Missions : Concevoir des jeux et des consignes de coloriage pour des ouvrages destinés aux 3-6 ans, prospecter et faire de la veille concurrentielle sur le secteur audiovisuel, participer au suivi des dossiers éditoriaux édition : relecture d’épreuves, correction, suivi de la chaîne du livre. Profil recherché : Etudiant en Edition (Master 1 – 2), vous manifestez un fort intérêt pour la presse et la littérature jeunesse. Polyvalent, créatif, rigoureux, vous savez être force de proposition et aimez travailler en équipe. Indemnité de stage selon profil.

Madame, Monsieur,

A la fois auteur, correctrice, relectrice, prospectrice, créatrice de jeux, aînée d’une famille de quatre enfants et jeune, je pense pouvoir parfaitement correspondre au profil que vous recherchez. En effet, tout au long de ma scolarité, je me suis formée à tous ces métiers, ayant obtenu pour chacun un diplôme reconnu par l’Etat. Après un baccalauréat littéraire, j’ai effectué deux Masters dans l’édition et le cinéma, en plus d’être titulaire d’une licence professionnelle de médiation culturelle et d’un BTS Métiers du livre. De toute évidence et de par mes nombreuses expériences, mon champ de compétences est extrêmement riche et varié.
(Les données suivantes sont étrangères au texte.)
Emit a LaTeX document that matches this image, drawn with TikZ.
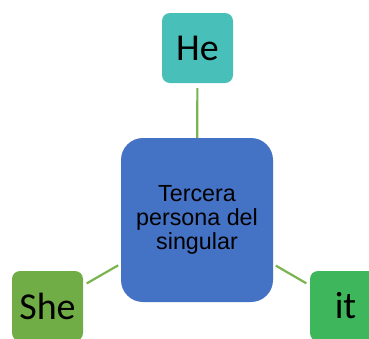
\documentclass[tikz,border=0pt]{standalone}
\usepackage{fontspec}
\setmainfont{Carlito}
\newfontfamily\arialfont{Liberation Sans}
\definecolor{heteal}{HTML}{48BFB8}
\definecolor{cblue}{HTML}{4472C4}
\definecolor{shegreen}{HTML}{70AD47}
\definecolor{itgreen}{HTML}{3EB75C}
\definecolor{lgreen}{HTML}{7AB450}
\tikzset{
  leafbox/.style={rounded corners=8pt, inner sep=0pt, minimum width=71pt, minimum height=70pt, font=\fontsize{38}{42}\selectfont, text=black},
  centerbox/.style={rounded corners=22pt, fill=cblue, inner sep=0pt, minimum width=152pt, minimum height=164pt, align=center, font=\arialfont\fontsize{23.3}{24.2}\selectfont, text=black},
  link/.style={draw=lgreen, line width=2.2pt}
}
\begin{document}
\begin{tikzpicture}[x=1pt,y=-1pt]
\useasboundingbox (0,0) rectangle (369,338);
\clip (0,0) rectangle (369,338);
\fill[white] (0,0) rectangle (369,338);
\node[centerbox] (c) at (197,220) {Tercera\\persona del\\singular};
\node[leafbox, fill=heteal] (he) at (197.5,48) {He};
\node[leafbox, fill=shegreen] (she) at (47.5,306) {She};
\node[leafbox, fill=itgreen] (it) at (345.5,306) {it};
\draw[link, shorten <=5pt] (he) -- (c);
\draw[link, shorten <=4pt, shorten >=3pt] (she) -- (c);
\draw[link, shorten <=4pt, shorten >=3pt] (it) -- (c);
\end{tikzpicture}
\end{document}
Abonnée au Journal de Mickey depuis l’âge de cinq ans, je n’ai jamais cessé de dévorer la presse et la littérature jeunesse, toujours présentes à mon chevet. De même, je n’ai jamais arrêté d’utiliser mes cahiers de coloriage et je réclame chaque soir à mes parents une histoire pour m’endormir. Depuis ces longues années, je suis restée très attachée à l’univers de l’enfance, peu intéressée par les préoccupations des adultes. Si la peur de grandir est certainement en cause, je pense également que le monde du travail y est pour beaucoup. Effrayée à l’idée d’être employée par une entreprise, le seul concept de contrat à durée indéterminée me donne la chair de poule. Être adulte, c’est aussi accepter d’être embauché, payé, et donc cotiser pour sa retraite.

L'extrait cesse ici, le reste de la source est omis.